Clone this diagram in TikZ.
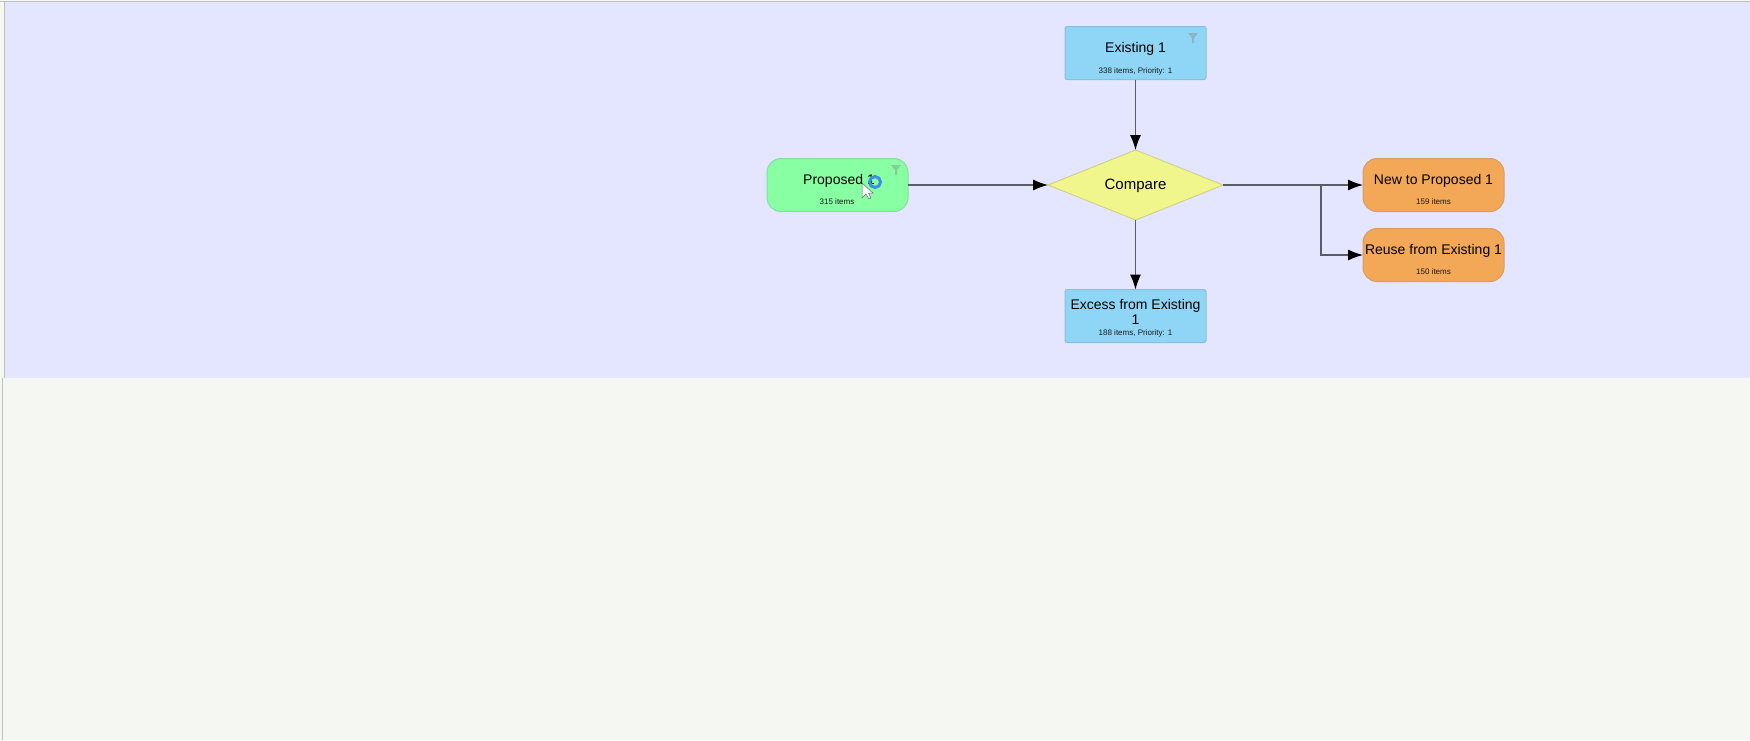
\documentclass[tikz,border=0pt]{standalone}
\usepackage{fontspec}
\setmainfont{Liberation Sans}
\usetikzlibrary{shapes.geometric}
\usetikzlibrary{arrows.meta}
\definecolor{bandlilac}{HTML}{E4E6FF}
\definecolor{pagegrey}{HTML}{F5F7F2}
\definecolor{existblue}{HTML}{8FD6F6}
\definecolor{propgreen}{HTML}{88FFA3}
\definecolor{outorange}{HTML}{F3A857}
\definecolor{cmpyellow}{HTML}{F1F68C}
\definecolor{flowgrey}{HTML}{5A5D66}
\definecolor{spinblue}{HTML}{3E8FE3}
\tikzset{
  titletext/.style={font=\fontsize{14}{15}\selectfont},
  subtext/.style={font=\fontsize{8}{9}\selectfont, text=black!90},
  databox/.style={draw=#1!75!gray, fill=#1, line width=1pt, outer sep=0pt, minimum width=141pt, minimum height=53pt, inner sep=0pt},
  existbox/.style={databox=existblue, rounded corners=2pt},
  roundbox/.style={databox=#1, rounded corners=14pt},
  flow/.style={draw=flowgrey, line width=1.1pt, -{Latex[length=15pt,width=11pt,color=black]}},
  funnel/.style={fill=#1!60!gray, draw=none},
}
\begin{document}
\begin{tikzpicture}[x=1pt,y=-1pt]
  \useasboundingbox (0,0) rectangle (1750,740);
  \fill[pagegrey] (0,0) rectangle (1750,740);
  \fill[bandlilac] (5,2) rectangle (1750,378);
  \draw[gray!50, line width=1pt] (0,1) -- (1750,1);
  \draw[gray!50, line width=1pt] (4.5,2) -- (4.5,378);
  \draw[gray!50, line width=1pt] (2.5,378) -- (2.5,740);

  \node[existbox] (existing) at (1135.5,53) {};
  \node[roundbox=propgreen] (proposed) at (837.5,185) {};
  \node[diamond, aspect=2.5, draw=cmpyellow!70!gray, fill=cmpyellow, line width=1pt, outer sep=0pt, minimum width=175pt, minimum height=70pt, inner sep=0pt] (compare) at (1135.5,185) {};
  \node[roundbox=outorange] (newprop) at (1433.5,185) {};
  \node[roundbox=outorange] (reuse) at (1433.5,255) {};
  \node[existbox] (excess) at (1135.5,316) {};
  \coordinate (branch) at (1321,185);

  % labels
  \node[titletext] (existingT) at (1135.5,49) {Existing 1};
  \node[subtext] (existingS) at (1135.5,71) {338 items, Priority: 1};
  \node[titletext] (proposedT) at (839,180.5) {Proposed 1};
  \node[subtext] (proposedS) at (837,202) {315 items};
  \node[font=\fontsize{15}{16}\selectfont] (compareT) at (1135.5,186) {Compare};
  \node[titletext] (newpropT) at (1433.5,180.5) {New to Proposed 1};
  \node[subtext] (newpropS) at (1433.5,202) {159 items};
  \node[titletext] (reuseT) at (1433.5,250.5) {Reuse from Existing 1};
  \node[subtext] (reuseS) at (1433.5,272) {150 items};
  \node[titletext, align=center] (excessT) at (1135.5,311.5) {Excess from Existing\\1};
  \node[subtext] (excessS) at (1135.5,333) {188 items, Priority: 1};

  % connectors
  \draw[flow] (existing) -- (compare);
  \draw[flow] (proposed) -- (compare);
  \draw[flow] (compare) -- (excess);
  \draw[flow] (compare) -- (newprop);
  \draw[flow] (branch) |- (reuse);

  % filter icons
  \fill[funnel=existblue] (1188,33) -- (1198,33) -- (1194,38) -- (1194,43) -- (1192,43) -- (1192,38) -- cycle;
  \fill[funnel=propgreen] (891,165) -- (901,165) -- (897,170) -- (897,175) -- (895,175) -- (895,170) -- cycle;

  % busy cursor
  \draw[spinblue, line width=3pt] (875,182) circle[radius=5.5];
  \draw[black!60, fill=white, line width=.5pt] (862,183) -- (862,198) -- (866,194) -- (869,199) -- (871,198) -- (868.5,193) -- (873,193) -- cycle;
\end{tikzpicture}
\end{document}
----
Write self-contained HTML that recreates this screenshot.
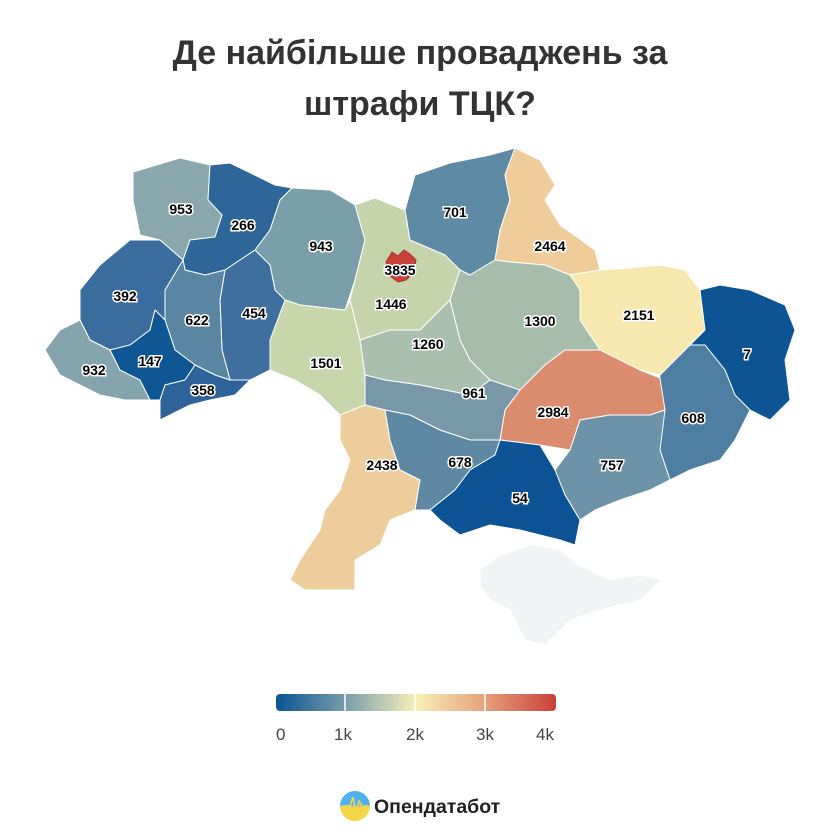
----
[INSTRUCTION] Search the listing for the word "HTML". Copy every line in which it occurs.

[TASK SOLUTION]
\definecolor{bandlilac}{HTML}{E4E6FF}
\definecolor{pagegrey}{HTML}{F5F7F2}
\definecolor{existblue}{HTML}{8FD6F6}
\definecolor{propgreen}{HTML}{88FFA3}
\definecolor{outorange}{HTML}{F3A857}
\definecolor{cmpyellow}{HTML}{F1F68C}
\definecolor{flowgrey}{HTML}{5A5D66}
\definecolor{spinblue}{HTML}{3E8FE3}
Write self-contained HTML that recreates this screenshot.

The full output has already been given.